The Brennan Center was one of several organizations to co-sponsor a post-election audit summit in Minneapolis last week. What is a post-election audit, you ask?
As every state in the Union but New York has now moved to electronic voting, legislators and election officials across the country are asking, what do we need to do to make sure the vote totals from these machines are correct?
The conference brought together many of the country's leading election officials, state legislators, academics, statisticians and activists to figure out the answer.
Among those in attendance was Doug Kellner, Co-Chair of the New York State Board of Elections, who has said he was inspired enough by the conference that he plans to review and possibly redraft New York's proposed regulations on the subject.
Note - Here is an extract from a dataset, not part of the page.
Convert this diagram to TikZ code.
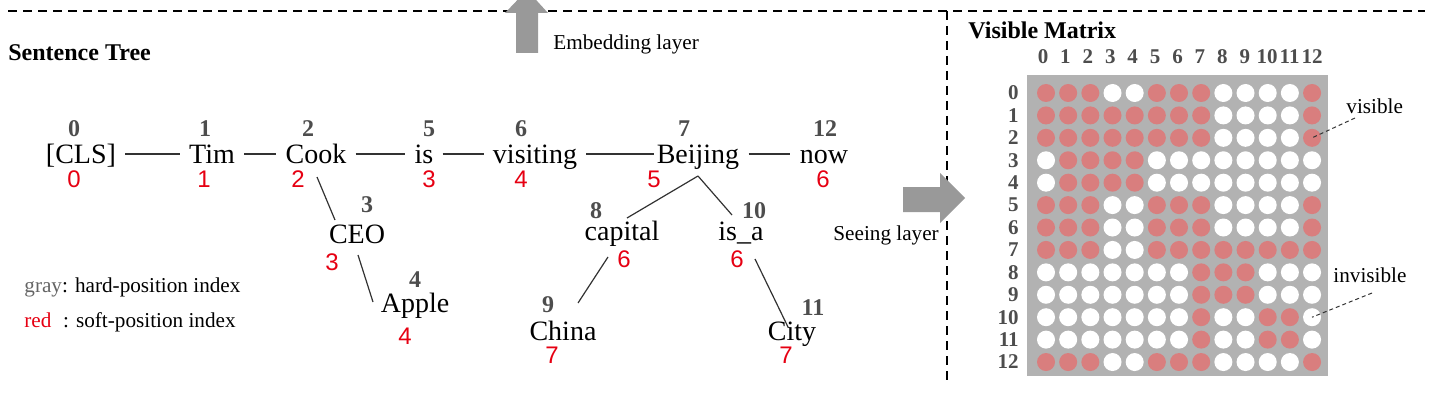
\documentclass[tikz,border=0pt]{standalone}
\usepackage{fontspec}
\setmainfont{Liberation Serif}
\setsansfont{Liberation Sans}
\usepackage{xcolor}
\usepackage{tikz}
\usetikzlibrary{positioning,calc}

\definecolor{hardgray}{RGB}{77,77,77}
\definecolor{softred}{RGB}{230,0,18}
\definecolor{visred}{RGB}{217,126,126}
\definecolor{matbg}{RGB}{178,178,178}
\definecolor{arrowgray}{RGB}{153,153,153}
\definecolor{linegray}{RGB}{50,50,50}
\definecolor{legendgray}{RGB}{100,100,100}

\begin{document}
\begin{tikzpicture}[
    x=0.5pt, y=-0.5pt,
    word/.style={font=\fontsize{14}{16}\selectfont, anchor=base, inner xsep=4.5pt, inner ysep=0pt, text height=10pt, text depth=1pt},
    hard/.style={font=\bfseries\fontsize{12}{14}\selectfont, text=hardgray, anchor=base, inner sep=0pt},
    soft/.style={font=\sffamily\fontsize{12}{14}\selectfont, text=softred, anchor=base, inner sep=0pt},
    link/.style={draw=linegray, line width=0.6pt},
    note/.style={font=\fontsize{10.6}{12}\selectfont, anchor=base west, inner sep=0pt},
    heading/.style={font=\bfseries\fontsize{12}{14}\selectfont, anchor=base west, inner sep=0pt},
    divider/.style={line width=1pt, dash pattern=on 4.5pt off 3pt},
    bigarrow/.style={fill=arrowgray},
    cell/.style={circle, minimum size=9pt, inner sep=0pt},
    idx/.style={font=\bfseries\fontsize{10.5}{12}\selectfont, text=hardgray, inner sep=0pt},
    leader/.style={draw=linegray, line width=0.5pt, dash pattern=on 2pt off 1.5pt}
]
\useasboundingbox (0,0) rectangle (1440,401);
\clip (0,0) rectangle (1440,401);

% frame lines
\draw[divider] (8,11) -- (1425,11);
\draw[divider] (947,11) -- (947,383);

% layer arrows
\fill[bigarrow] (516,53) -- (516,13) -- (505,13) -- (527,-10) -- (548,13) -- (538,13) -- (538,53) -- cycle;
\fill[bigarrow] (903,187) -- (940,187) -- (940,173) -- (965,198) -- (940,223) -- (940,212) -- (903,212) -- cycle;
\node[note] (emb) at (553,50) {Embedding layer};
\node[note] (see) at (833,240) {Seeing layer};

% sentence tree
\node[heading] (treeTitle) at (8,61) {Sentence Tree};

\node[word] (cls) at (81,163) {[CLS]};
\node[word] (tim) at (212,163) {Tim};
\node[word] (cook) at (316,163) {Cook};
\node[word] (isw) at (424,163) {is};
\node[word] (visit) at (535,163) {visiting};
\node[word] (beij) at (698,163) {Beijing};
\node[word] (now) at (824,163) {now};
\node[word] (ceo) at (357,243) {CEO};
\node[word] (apple) at (415,312) {Apple};
\node[word] (capital) at (622,240) {capital};
\node[word] (isa) at (741,240) {is\_a};
\node[word] (china) at (563,340) {China};
\node[word] (city) at (792,340) {City};

\node[hard] (h-cls) at (74,137) {0};
\node[hard] (h-tim) at (205,137) {1};
\node[hard] (h-cook) at (308,137) {2};
\node[hard] (h-is) at (429,137) {5};
\node[hard] (h-visit) at (521,137) {6};
\node[hard] (h-beij) at (684,137) {7};
\node[hard] (h-now) at (825,137) {12};
\node[hard] (h-ceo) at (367,213) {3};
\node[hard] (h-apple) at (415,287) {4};
\node[hard] (h-capital) at (596,218) {8};
\node[hard] (h-isa) at (754,218) {10};
\node[hard] (h-china) at (548,312) {9};
\node[hard] (h-city) at (813,315) {11};

\node[soft] (s-cls) at (74,187) {0};
\node[soft] (s-tim) at (204,187) {1};
\node[soft] (s-cook) at (298,187) {2};
\node[soft] (s-is) at (429,187) {3};
\node[soft] (s-visit) at (521,187) {4};
\node[soft] (s-beij) at (654,187) {5};
\node[soft] (s-now) at (823,187) {6};
\node[soft] (s-ceo) at (332,270) {3};
\node[soft] (s-apple) at (405,344) {4};
\node[soft] (s-capital) at (624,267) {6};
\node[soft] (s-isa) at (737,267) {6};
\node[soft] (s-china) at (552,363) {7};
\node[soft] (s-city) at (786,363) {7};

\draw[link] (cls) -- (tim);
\draw[link] (tim) -- (cook);
\draw[link] (cook) -- (isw);
\draw[link] (isw) -- (visit);
\draw[link, shorten >=-3.5pt] (visit) -- (beij);
\draw[link] (beij) -- (now);
\draw[link] ([shift={(1,14)}]cook.base) -- ([shift={(-22,-23)}]ceo.base);
\draw[link] ([shift={(1,12)}]ceo.base) -- ([shift={(-42,-10)}]apple.base);
\draw[link] ([shift={(0,13)}]beij.base) -- ([shift={(5,-22)}]capital.base);
\draw[link] ([shift={(0,13)}]beij.base) -- ([shift={(-9,-25)}]isa.base);
\draw[link] ([shift={(-14,17)}]capital.base) -- ([shift={(15,-37)}]china.base);
\draw[link] ([shift={(14,19)}]isa.base) -- ([shift={(-4,-13)}]city.base);

% legend
\node[note] (lgGray) at (24,292) {\textcolor{legendgray}{gray}: hard-position index};
\node[note] (lgRed) at (24,327) {\textcolor{softred}{red}\hspace{0.55em}: soft-position index};

% visible matrix
\node[heading] (matTitle) at (968,39) {Visible Matrix};
\fill[matbg] (1027,75) rectangle (1328,376);
\foreach \row/\bits in {
    0/{1,1,1,0,0,1,1,1,0,0,0,0,1},
    1/{1,1,1,1,1,1,1,1,0,0,0,0,1},
    2/{1,1,1,1,1,1,1,1,0,0,0,0,1},
    3/{0,1,1,1,1,0,0,0,0,0,0,0,0},
    4/{0,1,1,1,1,0,0,0,0,0,0,0,0},
    5/{1,1,1,0,0,1,1,1,0,0,0,0,1},
    6/{1,1,1,0,0,1,1,1,0,0,0,0,1},
    7/{1,1,1,0,0,1,1,1,1,1,1,1,1},
    8/{0,0,0,0,0,0,0,1,1,1,0,0,0},
    9/{0,0,0,0,0,0,0,1,1,1,0,0,0},
    10/{0,0,0,0,0,0,0,1,0,0,1,1,0},
    11/{0,0,0,0,0,0,0,1,0,0,1,1,0},
    12/{1,1,1,0,0,1,1,1,0,0,0,0,1}} {
  \node[idx, anchor=east] (r-\row) at (1019,{93+22.42*\row}) {\row};
  \foreach \b [count=\col from 0] in \bits {
    \ifnum\b=1 \def\cellcol{visred}\else\def\cellcol{white}\fi
    \node[cell, fill=\cellcol] (c-\row-\col) at ({1046+22.17*\col},{93+22.42*\row}) {};
  }
}
\foreach \col in {0,...,12}
  \node[idx, anchor=base] (k-\col) at ({1046+22.17*\col-3+0.25*\col},64) {\col};

\node[note] (vis) at (1346,113) {visible};
\node[note] (invis) at (1333,282) {invisible};
\draw[leader] ([shift={(9,5)}]vis.base west) -- (c-2-12.center);
\draw[leader] ([shift={(39,11)}]invis.base west) -- (c-10-12.center);
\end{tikzpicture}
\end{document}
In an e-mail exchange I had with him after the conference, Commissioner Kellner had this bit of interesting information to add:
I am also going to be pushing for an internal NYSBOE audit of NYSVoter, which contains approximately 600,000 fewer voter registration records than the temporary system used last year. I want to make certain that, in fact, those missing 600,000 records are the result of duplicate purges or other legitimate reasons. I propose that we do this by random sample of the missing records, investigation of those selected records, and confirmation of the reason. I have not yet received a reaction from the Republicans.
There is no reason to believe that there was any error, but the whole point of auditing is to go back and confirm that the system worked properly.
We agree -- there's nothing inherently wrong with New York moving its elections into the digital age, but the State must take proper precautions, including conducting good audits, to avoid harming voters. Careless use of computer software and programs can inadvertantly result in massive disenfrachisement.